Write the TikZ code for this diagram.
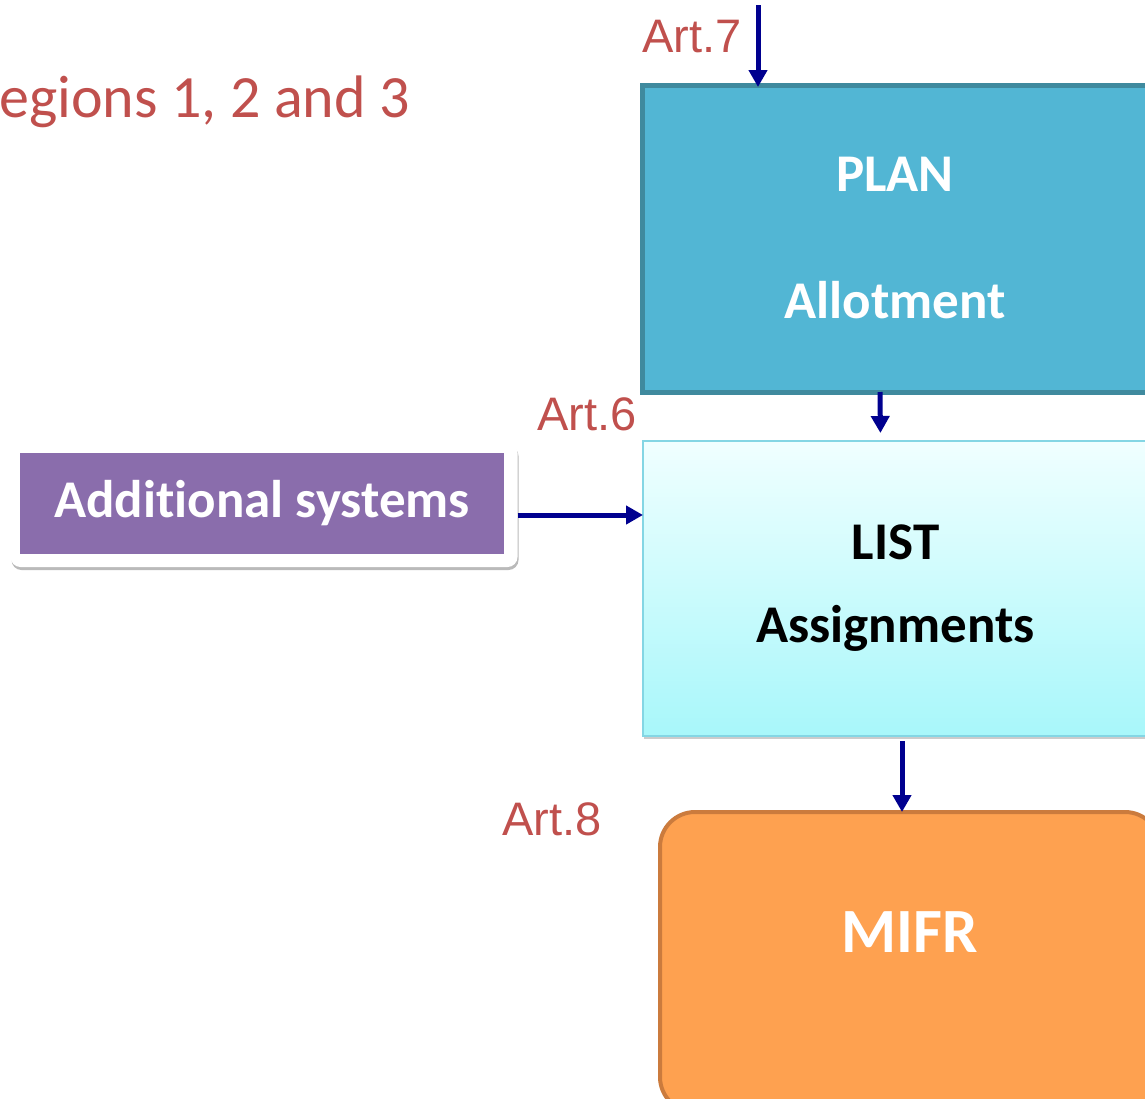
\documentclass[tikz,border=0pt]{standalone}
\usepackage{fontspec}
\setmainfont{Carlito}[Ligatures=NoCommon]
\newfontfamily\arialfont{Liberation Sans}
\usetikzlibrary{arrows.meta,shadows}
\definecolor{artred}{HTML}{C0504D}
\definecolor{planfill}{HTML}{52B6D4}
\definecolor{plandraw}{HTML}{3F8A9E}
\definecolor{listtop}{HTML}{F0FFFF}
\definecolor{listbot}{HTML}{A8F7FA}
\definecolor{listdraw}{HTML}{84D6E4}
\definecolor{mifrfill}{HTML}{FEA150}
\definecolor{mifrdraw}{HTML}{CB7B3D}
\definecolor{addfill}{HTML}{8A6DAC}
\definecolor{arrowblue}{HTML}{00008F}
\begin{document}
\begin{tikzpicture}[x=1pt,y=-1pt,
  every node/.style={inner sep=0pt, outer sep=0pt},
  flow/.style={draw=arrowblue, line width=5pt, -{Triangle[length=17pt,width=18pt]}},
  artlabel/.style={text=artred, font=\arialfont\fontsize{47}{56}\selectfont, anchor=base west},
  boxtext/.style={font=\bfseries\fontsize{53}{64}\selectfont, align=center},
]
\useasboundingbox (0,0) rectangle (1145,1098);

% title (starts at the left edge)
\node[text=artred, font=\fontsize{60}{72}\selectfont, anchor=base east] (title) at (410,117) {egions 1, 2 and 3};

% boxes
\node[draw=plandraw, fill=planfill, line width=5pt, minimum width=506pt, minimum height=307pt,
      text=white, boxtext] (plan) at (895,238.5) {PLAN\\[63pt]Allotment};

\node[draw=listdraw, line width=2pt, top color=listtop, bottom color=listbot,
      minimum width=505pt, minimum height=295pt,
      drop shadow={shadow xshift=1pt, shadow yshift=-3pt, fill=black!40, opacity=0.5},
      boxtext] (list) at (895.5,588.5) {LIST\\[19pt]Assignments};

\node[draw=mifrdraw, fill=mifrfill, line width=4pt, rounded corners=35pt,
      minimum width=500pt, minimum height=300pt] (mifr) at (910,962) {};
\node[text=white, font=\bfseries\fontsize{63}{75}\selectfont] (mifrtext) at (910,932) {MIFR};

\node[fill=white, rounded corners=10pt, minimum width=507pt, minimum height=124pt,
      drop shadow={shadow xshift=1pt, shadow yshift=-3pt, fill=black!45, opacity=0.6}] (addouter) at (264,505) {};
\node[fill=addfill, minimum width=484pt, minimum height=101pt, text=white, boxtext] (add) at (262,503.5) {Additional systems};

% labels
\node[artlabel] (art7) at (642,52) {Art.7};
\node[artlabel] (art6) at (537,430) {Art.6};
\node[artlabel] (art8) at (502,835) {Art.8};

% connectors
\coordinate (a7top) at (758,5);
\draw[flow, shorten >=-2pt] (a7top) -- (a7top |- plan.north);
\draw[flow, shorten >=8pt] ([xshift=-15pt]plan.south) -- ([xshift=-15pt]list.north);
\draw[flow] ([yshift=-10pt]addouter.east) -- ([yshift=-10pt]addouter.east -| list.west);
\draw[flow, shorten <=5pt] ([xshift=6.5pt]list.south) -- ([xshift=6.5pt]list.south |- mifr.north);
\end{tikzpicture}
\end{document}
:::
-- To be done --
Skip every picture and transcribe the data above exactly.

-- Finished answer --
Write the TikZ code for this diagram.
\documentclass[tikz,border=0pt]{standalone}
\usepackage{fontspec}
\setmainfont{Carlito}[Ligatures=NoCommon]
\newfontfamily\arialfont{Liberation Sans}
\usetikzlibrary{arrows.meta,shadows}
\definecolor{artred}{HTML}{C0504D}
\definecolor{planfill}{HTML}{52B6D4}
\definecolor{plandraw}{HTML}{3F8A9E}
\definecolor{listtop}{HTML}{F0FFFF}
\definecolor{listbot}{HTML}{A8F7FA}
\definecolor{listdraw}{HTML}{84D6E4}
\definecolor{mifrfill}{HTML}{FEA150}
\definecolor{mifrdraw}{HTML}{CB7B3D}
\definecolor{addfill}{HTML}{8A6DAC}
\definecolor{arrowblue}{HTML}{00008F}
\begin{document}
\begin{tikzpicture}[x=1pt,y=-1pt,
  every node/.style={inner sep=0pt, outer sep=0pt},
  flow/.style={draw=arrowblue, line width=5pt, -{Triangle[length=17pt,width=18pt]}},
  artlabel/.style={text=artred, font=\arialfont\fontsize{47}{56}\selectfont, anchor=base west},
  boxtext/.style={font=\bfseries\fontsize{53}{64}\selectfont, align=center},
]
\useasboundingbox (0,0) rectangle (1145,1098);

% title (starts at the left edge)
\node[text=artred, font=\fontsize{60}{72}\selectfont, anchor=base east] (title) at (410,117) {egions 1, 2 and 3};

% boxes
\node[draw=plandraw, fill=planfill, line width=5pt, minimum width=506pt, minimum height=307pt,
      text=white, boxtext] (plan) at (895,238.5) {PLAN\\[63pt]Allotment};

\node[draw=listdraw, line width=2pt, top color=listtop, bottom color=listbot,
      minimum width=505pt, minimum height=295pt,
      drop shadow={shadow xshift=1pt, shadow yshift=-3pt, fill=black!40, opacity=0.5},
      boxtext] (list) at (895.5,588.5) {LIST\\[19pt]Assignments};

\node[draw=mifrdraw, fill=mifrfill, line width=4pt, rounded corners=35pt,
      minimum width=500pt, minimum height=300pt] (mifr) at (910,962) {};
\node[text=white, font=\bfseries\fontsize{63}{75}\selectfont] (mifrtext) at (910,932) {MIFR};

\node[fill=white, rounded corners=10pt, minimum width=507pt, minimum height=124pt,
      drop shadow={shadow xshift=1pt, shadow yshift=-3pt, fill=black!45, opacity=0.6}] (addouter) at (264,505) {};
\node[fill=addfill, minimum width=484pt, minimum height=101pt, text=white, boxtext] (add) at (262,503.5) {Additional systems};

% labels
\node[artlabel] (art7) at (642,52) {Art.7};
\node[artlabel] (art6) at (537,430) {Art.6};
\node[artlabel] (art8) at (502,835) {Art.8};

% connectors
\coordinate (a7top) at (758,5);
\draw[flow, shorten >=-2pt] (a7top) -- (a7top |- plan.north);
\draw[flow, shorten >=8pt] ([xshift=-15pt]plan.south) -- ([xshift=-15pt]list.north);
\draw[flow] ([yshift=-10pt]addouter.east) -- ([yshift=-10pt]addouter.east -| list.west);
\draw[flow, shorten <=5pt] ([xshift=6.5pt]list.south) -- ([xshift=6.5pt]list.south |- mifr.north);
\end{tikzpicture}
\end{document}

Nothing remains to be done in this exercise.